Praying to Mary and the Saints in Heaven

As an evangelical Protestant I thought that Catholics worshipped Mary, the Mother of God, and the deceased Catholic saints. Simply put, we don’t.

Instead, Catholic theology understands that holy individuals like the Mother of God, chief amongst holy humans, and the great saints throughout history are just as alive as you and I are here on earth. Only more so, in Heaven. In fact, these holy people are with God and, as picture in the Letter to the Hebrews and John’s Revelation, they can hear our prayers.

And pray for us, in the presence of God.

Chalk one up for the powerhouse of prayer.

Catholics believe, remarkably, that we can join our prayers with all Catholics—all Christians—throughout all time and, in a special way, with those who lived a holy life and are, right now, in the presence of God.

We don’t “pray to” Mary and the Saints in the sense that they can answer our prayers. We “pray to” Mary and the saints in the sense of asking them to pray for us, to God, through Jesus Christ.

How powerful is that?

 

Praying for Each Other on Earth

Still, joining with that community of Christians not on this earth we can also join with one another, and let me give you an incredible example.

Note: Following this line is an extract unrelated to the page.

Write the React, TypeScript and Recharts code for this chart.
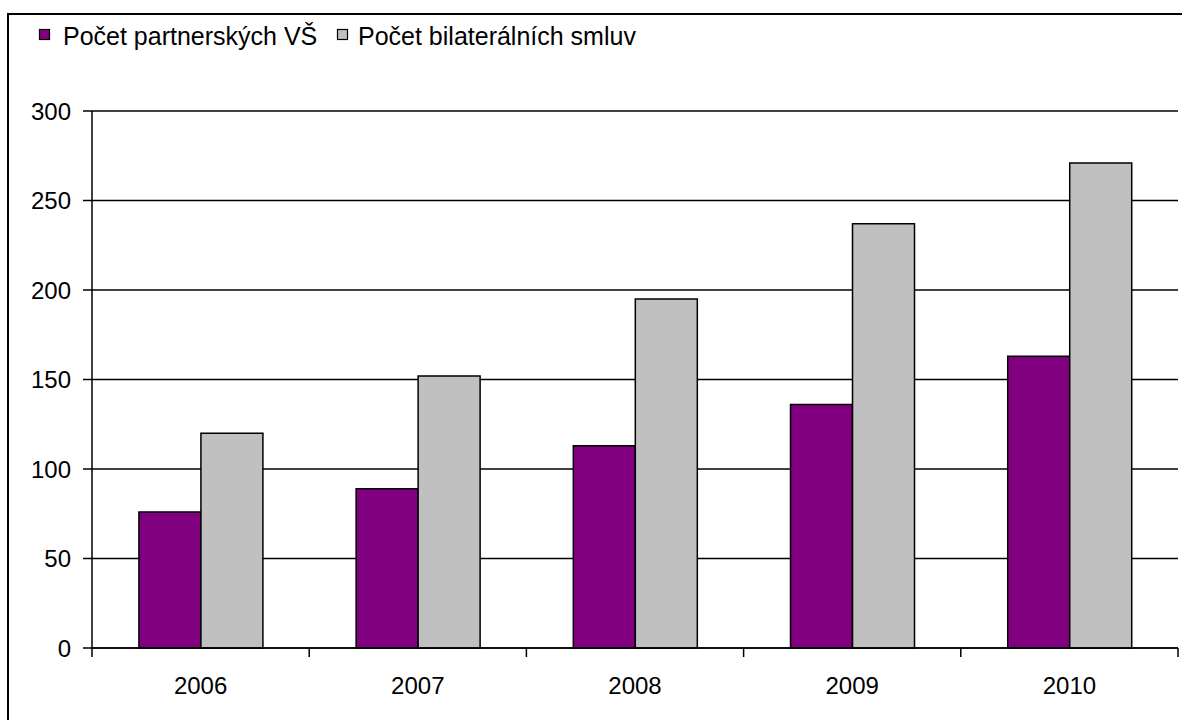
import React from 'react';
import { BarChart, Bar, XAxis, YAxis, CartesianGrid } from 'recharts';

const years = ['2006', '2007', '2008', '2009', '2010'];
const partnerCounts = [76, 89, 113, 136, 163];
const agreementCounts = [120, 152, 195, 237, 271];
const yTicks = [0, 50, 100, 150, 200, 250, 300];
const seriesNames = ['Počet partnerských VŠ', 'Počet bilaterálních smluv'];
const seriesColors = ['#800080', '#C0C0C0'];

const data = years.map((year, i) => ({
  year,
  partners: partnerCounts[i],
  agreements: agreementCounts[i],
}));

const W = 1182;
const H = 720;
const MARGIN = { top: 111, right: 4, bottom: 12, left: 32 };
const Y_AXIS_W = 60;
const X_AXIS_H = 60;
const X_TICK_SIZE = 9;
const X_TICK_MARGIN = 20;
const FONT = '"Liberation Sans", Arial, sans-serif';

const XTick = (props: any) => {
  const { x, y, payload, index, visibleTicksCount, width } = props;
  const count = visibleTicksCount || years.length;
  const axisW = width || W - MARGIN.left - MARGIN.right - Y_AXIS_W;
  const half = axisW / count / 2;
  const axisY = y - X_TICK_SIZE - X_TICK_MARGIN;
  return (
    <g>
      <line x1={x - half} x2={x - half} y1={axisY} y2={axisY + X_TICK_SIZE} stroke="#000" strokeWidth={1.5} />
      {index === count - 1 && (
        <line x1={x + half} x2={x + half} y1={axisY} y2={axisY + X_TICK_SIZE} stroke="#000" strokeWidth={1.5} />
      )}
      <text x={x} y={y} dy="0.71em" textAnchor="middle" fontSize={24} fill="#000" fontFamily={FONT}>
        {payload.value}
      </text>
    </g>
  );
};

export default function App() {
  return (
    <div
      style={{
        position: 'absolute',
        left: 0,
        top: 0,
        width: W,
        height: H,
        overflow: 'hidden',
        background: '#fff',
        fontFamily: FONT,
      }}
    >
      <div
        style={{
          position: 'absolute',
          left: 7,
          top: 13,
          width: 1300,
          height: 900,
          border: '2px solid #000',
        }}
      />
      <div style={{ position: 'absolute', left: 0, top: 0 }}>
        <BarChart width={W} height={H} data={data} margin={MARGIN} barGap={0} barCategoryGap="21.6%">
          <CartesianGrid vertical={false} horizontal={true} stroke="#000" strokeWidth={1.5} />
          <XAxis
            dataKey="year"
            height={X_AXIS_H}
            interval={0}
            tickLine={false}
            tickSize={X_TICK_SIZE}
            tickMargin={X_TICK_MARGIN}
            axisLine={{ stroke: '#000', strokeWidth: 1.5 }}
            tick={<XTick />}
          />
          <YAxis
            width={Y_AXIS_W}
            domain={[0, 300]}
            ticks={yTicks}
            interval={0}
            tickSize={9}
            tickMargin={12}
            axisLine={{ stroke: '#000', strokeWidth: 1.5 }}
            tickLine={{ stroke: '#000', strokeWidth: 1.5 }}
            tick={{ fill: '#000', fontSize: 24, fontFamily: FONT }}
          />
          <Bar dataKey="partners" name={seriesNames[0]} fill={seriesColors[0]} stroke="#000" strokeWidth={1.5} isAnimationActive={false} />
          <Bar dataKey="agreements" name={seriesNames[1]} fill={seriesColors[1]} stroke="#000" strokeWidth={1.5} isAnimationActive={false} />
        </BarChart>
      </div>
      <svg width={W} height={60} style={{ position: 'absolute', left: 0, top: 0 }}>
        <rect x={39.5} y={29.5} width={10} height={10} fill={seriesColors[0]} stroke="#000" strokeWidth={1.2} />
        <text x={63} y={45} fontSize={25} fill="#000" fontFamily={FONT}>
          {seriesNames[0]}
        </text>
        <rect x={337.5} y={29.5} width={10} height={10} fill={seriesColors[1]} stroke="#000" strokeWidth={1.2} />
        <text x={358} y={45} fontSize={25} fill="#000" fontFamily={FONT}>
          {seriesNames[1]}
        </text>
      </svg>
    </div>
  );
}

Last month, after the horrific earthquake shook Nepal, bishops from across the world, taking their cue from the Pope, asked all clergy to pray for Nepal and to take special monetary offerings for relief.

What does that practically mean?

It means that in my parish, on Sunday morning, we lifted up prayers for the people of Nepal. And because of the hierarchical nature of the Catholic Church the same thing happened in every single other parish across the entire country, likely the entire continent, if not the entire world.

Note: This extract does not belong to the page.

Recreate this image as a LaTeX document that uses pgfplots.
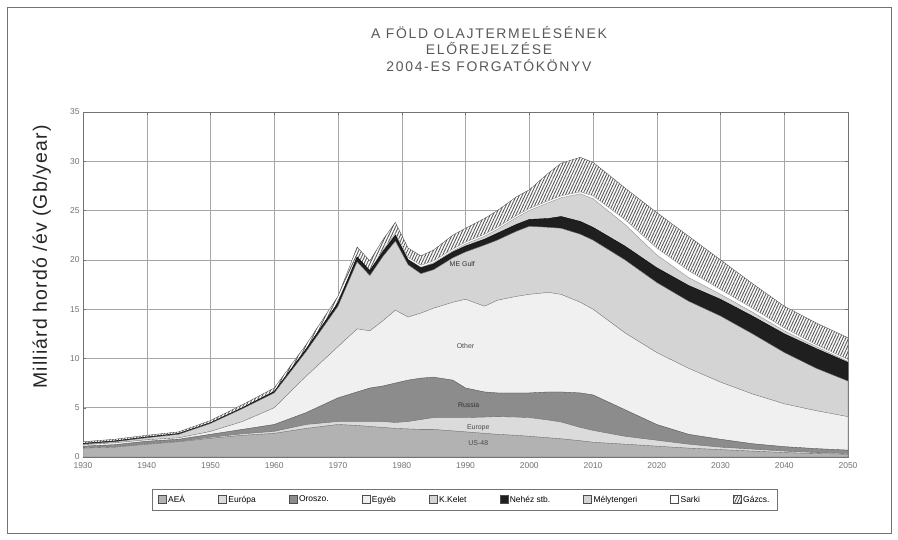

That’s an unbelievably powerful mustering of prayer. A great river of prayer in which we all flow, unleashed for a singular purpose.

A Word on Rote Prayers 

I heard an interview recently with a Catholic convert like myself who described his initial aversion to rote, written down prayers. As evangelical Protestants—especially as Pentecostals—we were taught that spontaneous prayer was the best form of prayer to God. We were taught, remarkably, that the prayer Jesus told us to repeat could only be repeated vainly, and shouldn’t be done.

But there’s something profoundly beautiful in the written prayer and this is what he talked about, too.

To pray a deeply moving prayer written by a Desert Father, a monk living in solitude 1,500 years ago, builds a profound bridge between myself and him. Between me and God. And, like the Psalms which, themselves, were written prayers, the great treasury of prayer held in trust by the Catholic Church is rich and diverse.

I think resplendent is the most apt word, and why would we shun a treasury like that because, as the Catholic Church rightly understands, we do not pray, or live, in our own little bubble.

 

Each Catholic Church is a House of Prayer

I remember, clearly, the feeling I got at my first Mass when it came time for prayer intentions. Drawing on a decade of Pentecostal angst I figured an altar call was coming; or we were being asked to raise our hands and make our awkward needs known.

What I didn’t know is that in every Mass there’s provision—at the discretion of the priest—for a time of prayer. For a time to raise the needs of the parishioners before the altar of God, in the form of prayer.

It’s incredible.

The Mass itself, according to the Church, is a prayer. We pray for forgiveness, we pray for peace, we pray for grace and to be found worthy, and we pray for each other. We pray that Christ comes down, each and every time, to help sustain us. We live not on bread alone.

In the end the feeling is something rather indescribable, but I try anyway. It’s the feeling of joining my prayers to such a vast, unfathomable network, and realizing just who I’m praying along with. To realize that I join my simple prayers to all the Christian faithful throughout all time is mind-boggling. Equally, to know that when the Pope asks us to pray we do, in concert, across the whole face of the earth feels genuinely Christian—like it was meant to be.

Remarkably, I merely dip my smallest toes into the river, this stream of prayer heading somewhere else, and somehow, beautiful, my inner most longings, the groanings of my soul, float on, and away, and are heard.